__Data for this exercise__.

* * * * *

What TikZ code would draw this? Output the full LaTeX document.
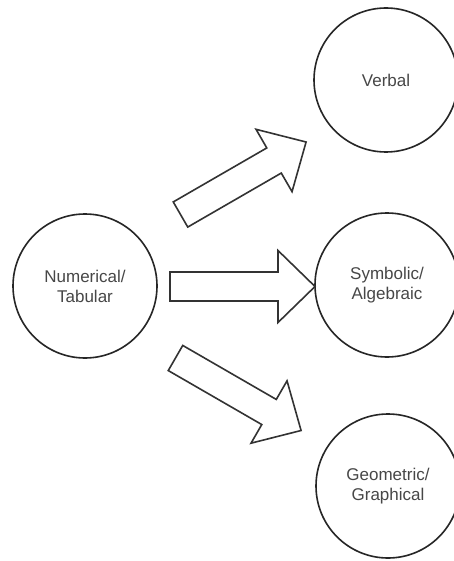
\documentclass[tikz,border=0pt]{standalone}
\usepackage{fontspec}
\setmainfont{Liberation Sans}
\begin{document}
\begin{tikzpicture}[x=1pt,y=-1pt,
  rep/.style={circle,draw=black!85,line width=1.6pt,minimum size=144pt,inner sep=0pt,
    align=center,text=black!72,font=\fontsize{17}{20}\selectfont},
  blockarrow/.style={draw=black!80,line width=1.6pt,line join=miter,fill=white}]
\useasboundingbox (0,0) rectangle (454,561);
\fill[white] (0,0) rectangle (454,561);

\node[rep] (num) at (85,286) {Numerical/\\Tabular};
\node[rep] (verb) at (386,80) {Verbal};
\node[rep] (sym) at (387,285) {Symbolic/\\Algebraic};
\node[rep] (geo) at (388,486) {Geometric/\\Graphical};

% one hollow block arrow, tail centre at the local origin, pointing along +x
\tikzset{hollowarrow/.pic={
  \draw[blockarrow] (0,-14.5) -- (108,-14.5) -- (108,-36) -- (145,0)
    -- (108,36) -- (108,14.5) -- (0,14.5) -- cycle;}}

\pic[shift={(180.5,214.5)},rotate=30] {hollowarrow};
\pic[shift={(170,286.5)}] {hollowarrow};
\pic[shift={(175.5,358)},rotate=-30] {hollowarrow};
\end{tikzpicture}
\end{document}
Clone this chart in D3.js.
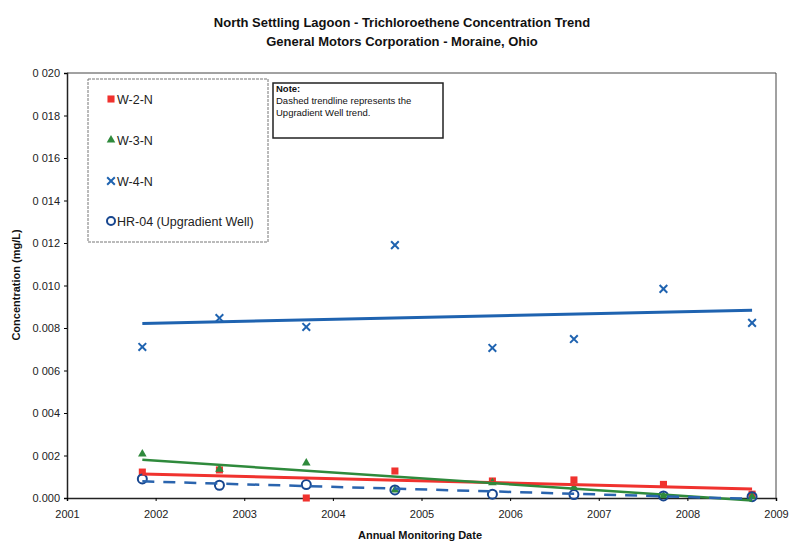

* * * * *

__Written problem__.
Repeat the listing in full and exactly. Do not include any images.

__Right answer__.
What TikZ code would draw this? Output the full LaTeX document.
\documentclass[tikz,border=0pt]{standalone}
\usepackage{fontspec}
\setmainfont{Liberation Sans}
\begin{document}
\begin{tikzpicture}[x=1pt,y=-1pt,
  rep/.style={circle,draw=black!85,line width=1.6pt,minimum size=144pt,inner sep=0pt,
    align=center,text=black!72,font=\fontsize{17}{20}\selectfont},
  blockarrow/.style={draw=black!80,line width=1.6pt,line join=miter,fill=white}]
\useasboundingbox (0,0) rectangle (454,561);
\fill[white] (0,0) rectangle (454,561);

\node[rep] (num) at (85,286) {Numerical/\\Tabular};
\node[rep] (verb) at (386,80) {Verbal};
\node[rep] (sym) at (387,285) {Symbolic/\\Algebraic};
\node[rep] (geo) at (388,486) {Geometric/\\Graphical};

% one hollow block arrow, tail centre at the local origin, pointing along +x
\tikzset{hollowarrow/.pic={
  \draw[blockarrow] (0,-14.5) -- (108,-14.5) -- (108,-36) -- (145,0)
    -- (108,36) -- (108,14.5) -- (0,14.5) -- cycle;}}

\pic[shift={(180.5,214.5)},rotate=30] {hollowarrow};
\pic[shift={(170,286.5)}] {hollowarrow};
\pic[shift={(175.5,358)},rotate=-30] {hollowarrow};
\end{tikzpicture}
\end{document}
Clone this chart in D3.js.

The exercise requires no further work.